Playwright and Bloomsburg University student Justin Lee takes the word controversial, manipulates it into art and throws it into the audiences' faces in his play "Murder and Beauty in Middleton."
Lee created a play that forces its audience to think outside of their typical box.
Nine cast members beautifully brought to life the existence and imaginations of 13 complicated characters.
The play begins when James Mitciv (Adrian Anchondo) goes to school and takes control by killing nine people, wounding three and then taking his own life.
The play proceeds to introduce the character of Desmond Mann (Leonard Neil) who views Mitcivs actions as martyrdom.
Desmond, the audience learns, is a homosexual from a broken home. His sister, Renee (Meg Hackney), is bulimic, and his needy mother, Marla Mann (Allison Murphy), is separated from her husband who left the family.
So begins the creation of many controversial highlights of the play.
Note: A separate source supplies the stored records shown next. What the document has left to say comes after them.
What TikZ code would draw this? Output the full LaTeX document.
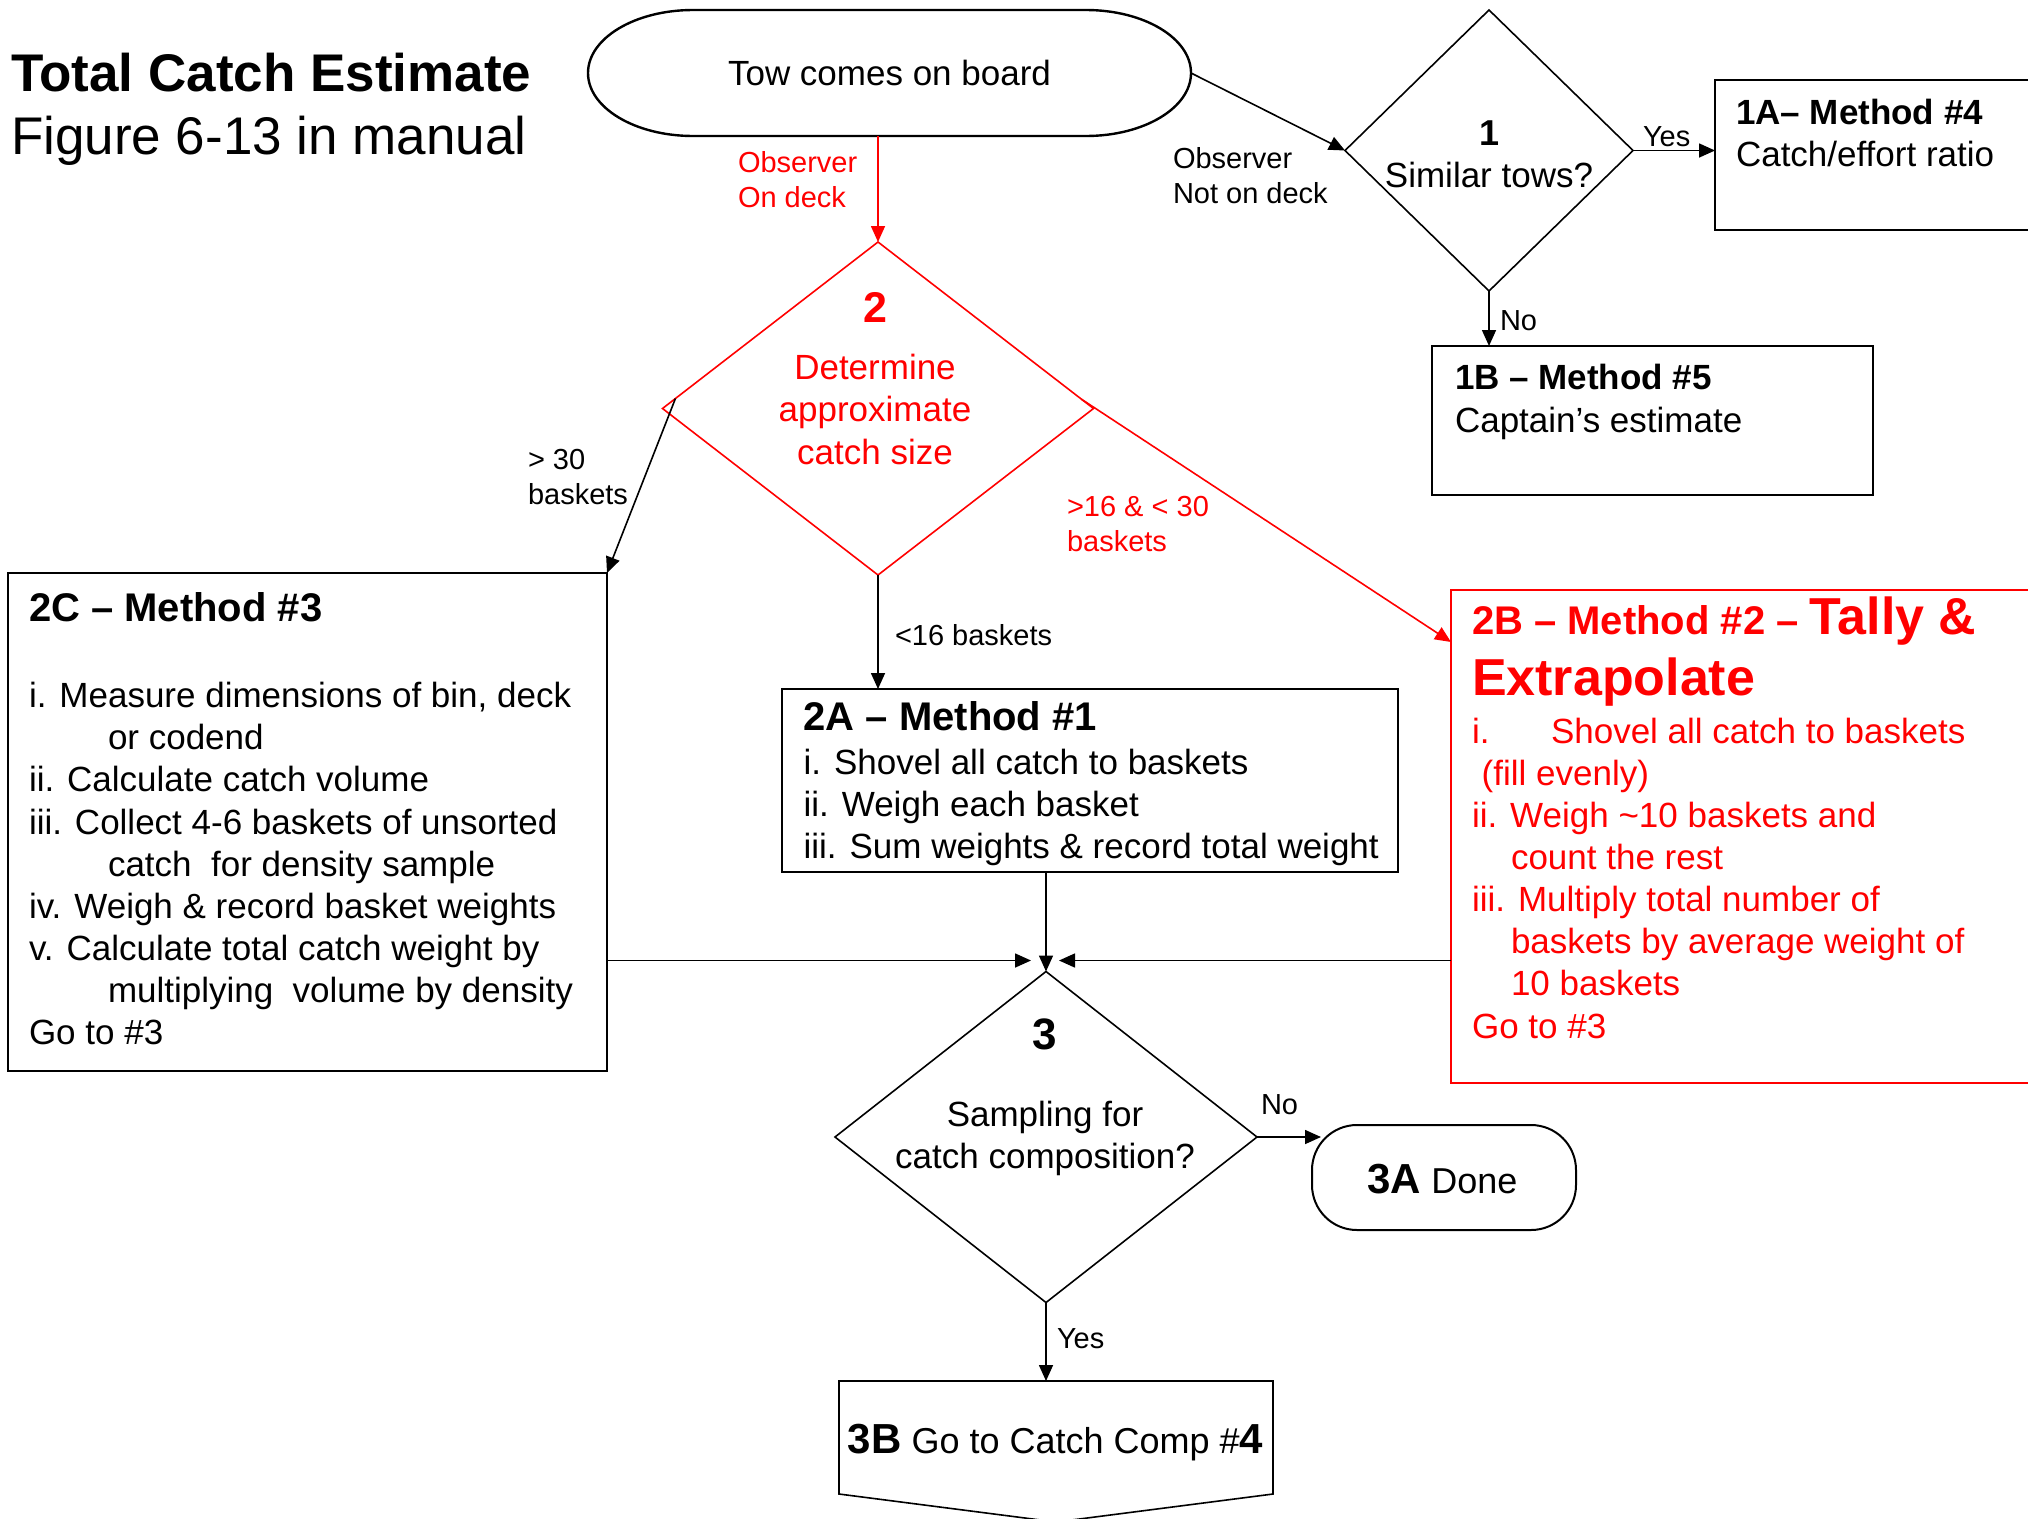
\documentclass[tikz,border=0pt]{standalone}
\usepackage{fontspec}
\setmainfont{Liberation Sans}
\usetikzlibrary{arrows.meta,calc,shapes.geometric}
\definecolor{flagred}{RGB}{255,0,0}
\newcommand{\fsz}[2]{\fontsize{#1}{#2}\selectfont}
\newcommand{\tightlines}{\lineskiplimit=-1000pt\relax}

\begin{document}
\begin{tikzpicture}[x=1pt,y=-1pt,
  every node/.style={inner sep=0pt,outer sep=0pt},
  frame/.style={draw,line width=2.4pt,rectangle,anchor=north west},
  decision/.style={draw,line width=1.6pt,shape=diamond},
  conn/.style={line width=1.6pt,-{Triangle[length=16pt,width=14pt]}},
  % multi-line texts are placed by the baseline of their last line
  txt/.style={anchor=base west,align=left,font=\fsz{35}{42.1}\tightlines},
  ctxt/.style={anchor=base,align=center,font=\fsz{35}{42.1}\tightlines},
  lbl/.style={anchor=base west,align=left,font=\fsz{29}{35}\tightlines}]

\useasboundingbox[fill=white] (0,0) rectangle (2028,1518);

% title
\node[anchor=base west,font=\bfseries\fsz{53}{60}] (title) at (11,91) {Total Catch Estimate};
\node[anchor=base west,font=\fsz{53}{60}] (subtitle) at (11,154) {Figure 6-13 in manual};

% start terminal with elliptical ends
\node[minimum width=603pt,minimum height=126pt] (tow) at (889.5,73) {};
\draw[line width=2.4pt] ($(tow.north west)+(105,0)$) -- ($(tow.north east)+(-105,0)$)
  arc[start angle=90,end angle=-90,x radius=105pt,y radius=63pt]
  -- ($(tow.south west)+(105,0)$)
  arc[start angle=-90,end angle=-270,x radius=105pt,y radius=63pt] -- cycle;
\node[anchor=base,font=\fsz{35}{42}] (towtext) at (889.5,85) {Tow comes on board};

% decisions
\node[decision,minimum width=288pt,minimum height=281pt] (d1) at (1489,150.5) {};
\node[ctxt] (d1text) at (1489,187.5) {{\bfseries\fsz{36}{42.1}1}\\Similar tows?};

\node[decision,draw=flagred,minimum width=431pt,minimum height=333pt] (d2) at (878,408.5) {};
\node[ctxt,text=flagred] (d2text) at (875,464)
  {{\bfseries\fsz{43}{42.1}2}\\[15.4pt]Determine\\approximate\\catch size};

\node[decision,minimum width=422pt,minimum height=331pt] (d3) at (1046,1137) {};
\node[ctxt] (d3text) at (1045,1168.5)
  {{\bfseries\fsz{44}{42.1}3}\\[34.9pt]Sampling for\\catch composition?};

% method boxes
\node[frame,minimum width=330pt,minimum height=150pt] (a1) at (1715,80) {};
\node[txt] (a1text) at (1736,166.5) {{\bfseries 1A– Method \#4}\\Catch/effort ratio};

\node[frame,minimum width=441pt,minimum height=149pt] (b1) at (1432,346) {};
\node[txt] (b1text) at (1455,432) {{\bfseries 1B – Method \#5}\\Captain’s estimate};

\node[frame,minimum width=599pt,minimum height=498pt] (c2) at (8,573) {};
\node[txt] (c2text) at (29,1044.5)
  {{\bfseries\fsz{40}{42.1}2C – Method \#3}\\[1.8pt]
   \\
   i. Measure dimensions of bin, deck\\
   \hspace*{79pt}or codend\\
   ii. Calculate catch volume\\
   iii. Collect 4-6 baskets of unsorted\\
   \hspace*{79pt}catch\ \ for density sample\\
   iv. Weigh \& record basket weights\\
   v. Calculate total catch weight by\\
   \hspace*{79pt}multiplying\ \ volume by density\\
   Go to \#3};

\node[frame,minimum width=616pt,minimum height=183pt] (a2) at (782,689) {};
\node[txt] (a2text) at (803.6,858.7)
  {{\bfseries\fsz{40}{42.1}2A – Method \#1}\\[1.8pt]
   i. Shovel all catch to baskets\\
   ii. Weigh each basket\\
   iii. Sum weights \& record total weight};

\node[frame,draw=flagred,line width=2pt,minimum width=600pt,minimum height=493pt] (b2) at (1451,590) {};
\node[txt,text=flagred] (b2text) at (1472,1038)
  {{\bfseries\fsz{40}{42.1}2B – Method \#2 – \fsz{52}{42.1}Tally \&}\\[19.5pt]
   {\bfseries\fsz{52}{42.1}Extrapolate}\\[5.3pt]
   \makebox[79pt][l]{i.}Shovel all catch to baskets\\
   \ (fill evenly)\\
   ii. Weigh \textasciitilde 10 baskets and\\
   \hspace*{39pt}count the rest\\
   iii. Multiply total number of\\
   \hspace*{39pt}baskets by average weight of\\
   \hspace*{39pt}10 baskets\\
   Go to \#3};

% end terminal and off-page connector
\node[draw,line width=2pt,rounded corners=45pt,minimum width=264pt,minimum height=105pt,anchor=north west] (e3) at (1312,1125) {};
\node[anchor=base,font=\fsz{36}{42}] (e3text) at (1442.5,1193) {{\bfseries\fsz{42}{48}3A} Done};

\node[minimum width=434pt,minimum height=113pt,anchor=north west] (f3) at (839,1381) {};
\draw[line width=1.6pt] (f3.north west) -- (f3.north east) -- (f3.south east)
  -- ($(f3.south)+(0,28)$) -- (f3.south west) -- cycle;
\node[anchor=base,font=\fsz{36}{42}] (f3text) at (1055.5,1453)
  {{\bfseries\fsz{42}{48}3B} Go to Catch Comp \#{\bfseries\fsz{42}{48}4}};

% connectors
\draw[conn] (tow.east) -- (d1.west);
\draw[conn,flagred] (d2.north |- tow.south) -- (d2.north);
\draw[conn] (d1.east) -- (d1.east -| a1.west);
\draw[conn] (d1.south) -- (d1.south |- b1.north);
\draw[conn] ($(d2.west)!0.06!(d2.north)$) -- (c2.north east);
\draw[conn,flagred] ($(d2.east)!0.055!(d2.north)$) -- ($(b2.north west)+(0,52)$);
\draw[conn] (d2.south) -- (d2.south |- a2.north);
\draw[conn] (d3.north |- a2.south) -- (d3.north);
\coordinate (d3in) at ($(d3.north)+(0,-11)$);
\draw[conn] (c2.east |- d3in) -- ($(d3in)+(-15,0)$);
\draw[conn] (b2.west |- d3in) -- ($(d3in)+(13,0)$);
\draw[conn] (d3.east) -- ($(d3.east -| e3.west)+(9,0)$);
\draw[conn] (d3.south) -- (d3.south |- f3.north);

% connector labels
\node[lbl] (lnotdeck) at (1173,203) {Observer\\Not on deck};
\node[lbl,text=flagred] (londeck) at (738,207) {Observer\\On deck};
\node[lbl] (lyes1) at (1643,146.6) {Yes};
\node[lbl] (lno1) at (1500,330) {No};
\node[lbl] (lgt30) at (528,504) {> 30\\baskets};
\node[lbl,text=flagred] (lmid) at (1067,551) {>16 \& < 30\\baskets};
\node[lbl] (llt16) at (895,645) {<16 baskets};
\node[lbl] (lno3) at (1261,1114) {No};
\node[lbl] (lyes3) at (1057,1348.5) {Yes};

\end{tikzpicture}
\end{document}
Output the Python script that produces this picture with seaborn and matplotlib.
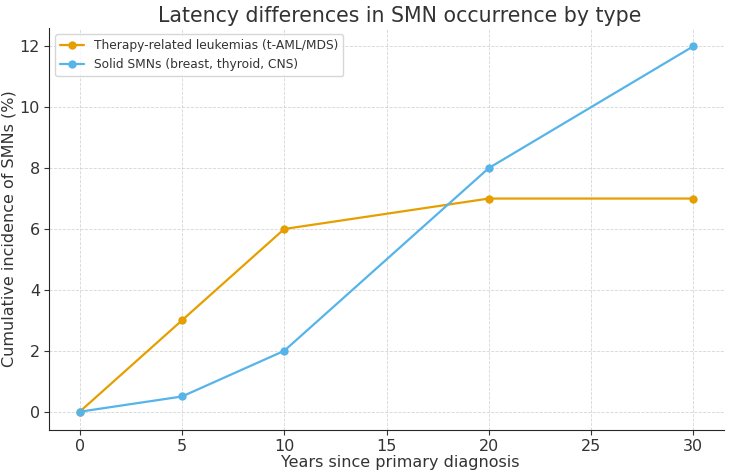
"""
Recreate: Latency differences in SMN occurrence by type.
"""
import pandas as pd
import seaborn as sns
import matplotlib.pyplot as plt

# Data
years = [0, 5, 10, 20, 30]
leukemia = [0, 3, 6, 7, 7]
solid = [0, 0.5, 2, 8, 12]
series_names = ['Therapy-related leukemias (t-AML/MDS)',
                'Solid SMNs (breast, thyroid, CNS)']
colors = ['#E69F00', '#56B4E9']


def main():
    df = pd.DataFrame({
        'Years': years * 2,
        'Incidence': leukemia + solid,
        'Type': [series_names[0]] * len(years) + [series_names[1]] * len(years),
    })

    sns.set_style('ticks')
    plt.rcParams['font.family'] = ['DejaVu Sans']
    plt.rcParams['text.color'] = '#333333'
    plt.rcParams['axes.labelcolor'] = '#333333'
    plt.rcParams['xtick.color'] = '#333333'
    plt.rcParams['ytick.color'] = '#333333'

    fig = plt.figure(figsize=(7.29, 4.73), dpi=100)
    ax = fig.add_axes([49 / 729, 1 - 430 / 473, (724 - 49) / 729, (430 - 28) / 473])

    sns.lineplot(data=df, x='Years', y='Incidence', hue='Type',
                 palette=colors, marker='o', markersize=6,
                 markeredgewidth=0, linewidth=1.6, ax=ax)

    ax.set_xlim(-1.5, 31.5)
    ax.set_ylim(-0.6, 12.6)
    ax.set_xticks([0, 5, 10, 15, 20, 25, 30])
    ax.set_yticks([0, 2, 4, 6, 8, 10, 12])
    ax.grid(True, linestyle='--', linewidth=0.6, color='#cccccc', alpha=0.8)
    ax.tick_params(labelsize=11.5, length=3.5, pad=3)
    sns.despine(ax=ax)

    # title and x label sit a bit right of the axes centre in the reference
    ax.set_title('Latency differences in SMN occurrence by type',
                 fontsize=14.8, pad=4, x=0.52)
    ax.set_xlabel('Years since primary diagnosis', fontsize=11.5, labelpad=1)
    ax.xaxis.label.set_x(0.52)
    ax.set_ylabel('Cumulative incidence of SMNs (%)', fontsize=11.5, labelpad=2)
    ax.legend(title=None, loc='upper left', fontsize=8.8, frameon=True)

    fig.savefig('out.png', dpi=100)
    plt.close(fig)


if __name__ == '__main__':
    main()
Once Mitciv kills his classmates and himself, the play carefully creates a spoof of the American media. The media hunts Mitciv's mother, Paula (Molly Casey), only to take her words and manipulate them on public television.
The play also portrays the media as pandering to America's lowest standards by stressing a news story about a janitor from Middleton who rescued a hamster during the shooting.
The play goes on to introduce the fact that Renee is bulimic because she is desperately trying to be beautiful like the pictures of models she hangs on her walls.
Her friend Hannah, who Mitciv killed, is recreated in Renee's mind and helps her on her self-destroying journey to find beauty in herself.
Hannah tells Renee to ignore her psychologist, Dr. Lawrence (Matt Garifo), and concentrate on becoming beautiful, because the sculpted, toned form is beauty and beauty is power.
Much of an underlying theme seemed to be power and control. Mitciv murdered for control; Renee purges for power.
Dr. Lawrence holds his Ph.D. as supreme power to justify his emotions, as he is infatuated with Renee.
The false belief that a title or a college education makes a man superior is created in the play, because Dr. Lawrence believes he has the power to take what he wants and he ends up raping Renee.
The play also deals with people's feeling of powerlessness.
Paula Mitciv is powerless against her emotions toward her dead son and against the media that haunt her every action. In this lack of power, Paula commits suicide by swallowing a bottle of pills.
"The play stands (hopefully) as a testimonial to many voices drowned out in shamelessly grotesque media coverage and misdirected rage," Lee said. "The social issues covered by the play are partially about that failure by all parties to stop living in a false bubble of security and wake up to the world around them; we all need to start owning up to this place surrounding us."
The play pushes all four sides of the envelope in order to present the audience with individual fears and food for thought.
The overcoming of life's obstacles and realizing that, despite everything there is good left in this world play an important role throughout the performance.
Desmond was ready to kill all the guilty, because Mitciv convinced him that everyone is guilty of something and will never change, until he finds his sister dying.
Renee took pills and slit her wrists because she believed everything was beautiful, except herself.
At this time, Desmond realized there is happiness and that people can change so he saves his sister.
The second, equally as important, theme of the play was that life is beautiful.
Lee stated that, when everyone does wake up, we can look at the world around us and smile, not because we've been financially successful or we've rid the world of terrorists, but because the world is just that, a beautiful place filled with wonderful things that anyone can appreciate.
The play ends with Desmond realizing that happiness is this theory and the stepping stone is hope.
Desmond describes the theory as this hope and belief that after every single night there will be a sunrise. No matter what happens, whether there is a nuclear bomb that blows up, or hate that could burn humanity to the ground, there will still be a sunrise.
The play brought out serious perspectives, something to strike a chord in everyone, and then resolved that, despite any horror, there is always beauty.
James Mitciv believed that humanity was guilty and deserved death because neither change nor beauty existed, but as one character stated in the play: "The world is a crazy place sometimes. What we thought didn't exist was just hard to find."